A general-purpose PDF converter treats this as a single text stream. The result: column A's first line flows into column B's first line, footnotes appear mid-paragraph, equations become embedded images that can't be edited, and the bibliography loses its hanging indent.
In-text citations like "(Smith et al., 2019)" are the most valuable part of a paper for literature review — and the most fragile in conversion. They need to survive as searchable text, not become images or lose their formatting.
Common citation failures: (1) superscript numbers become regular numbers merged with surrounding text, so "the methodology described³ by previous work" becomes "the methodology described3 by previous work"; (2) author-year citations lose their parentheses, so "(Jones, 2020)" becomes "Jones, 2020" floating in the text; (3) "et al." gets OCR'd as "et a!." or "et al," depending on font rendering.
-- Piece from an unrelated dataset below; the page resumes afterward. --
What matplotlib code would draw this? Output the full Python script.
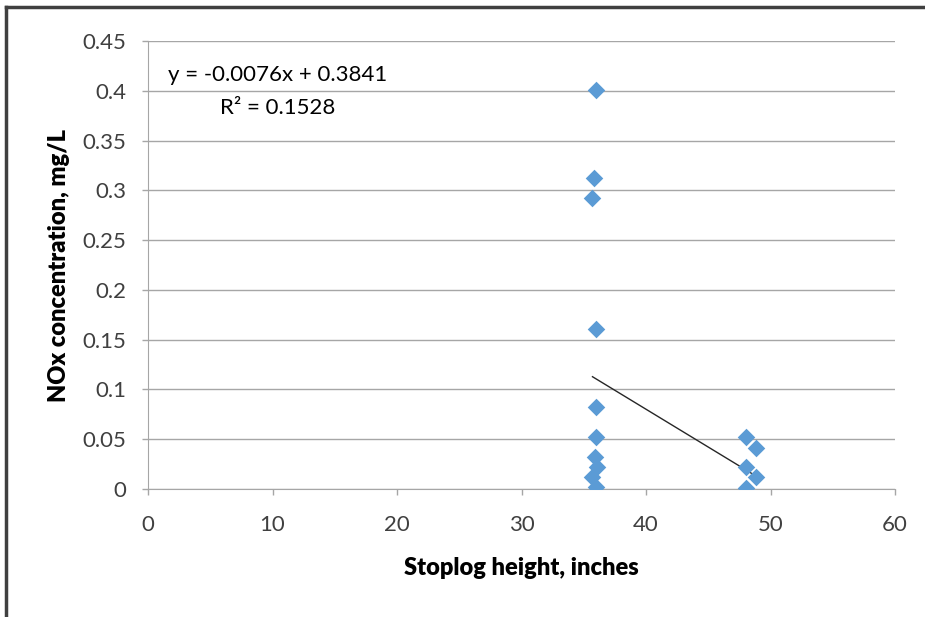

Post-conversion checklist for citations: search the Word doc for any number that appears mid-sentence (that's probably a lost superscript citation), search for "et" to find broken "et al." instances, and compare the reference count in the bibliography to the number of in-text citations — they should match.
Most PDF converters render equations as images embedded in the Word doc. You can't edit them, search them, or copy them. This is acceptable for reading and annotation but not for reuse.
If you need editable equations, your options are limited: (1) use MathPix or a similar math-specific OCR tool that outputs LaTeX, (2) manually retype the equations in your Word equation editor, or (3) screenshot the equations and accept that they're images. For most literature review purposes, option 3 is good enough — you're quoting findings, not reproducing derivations.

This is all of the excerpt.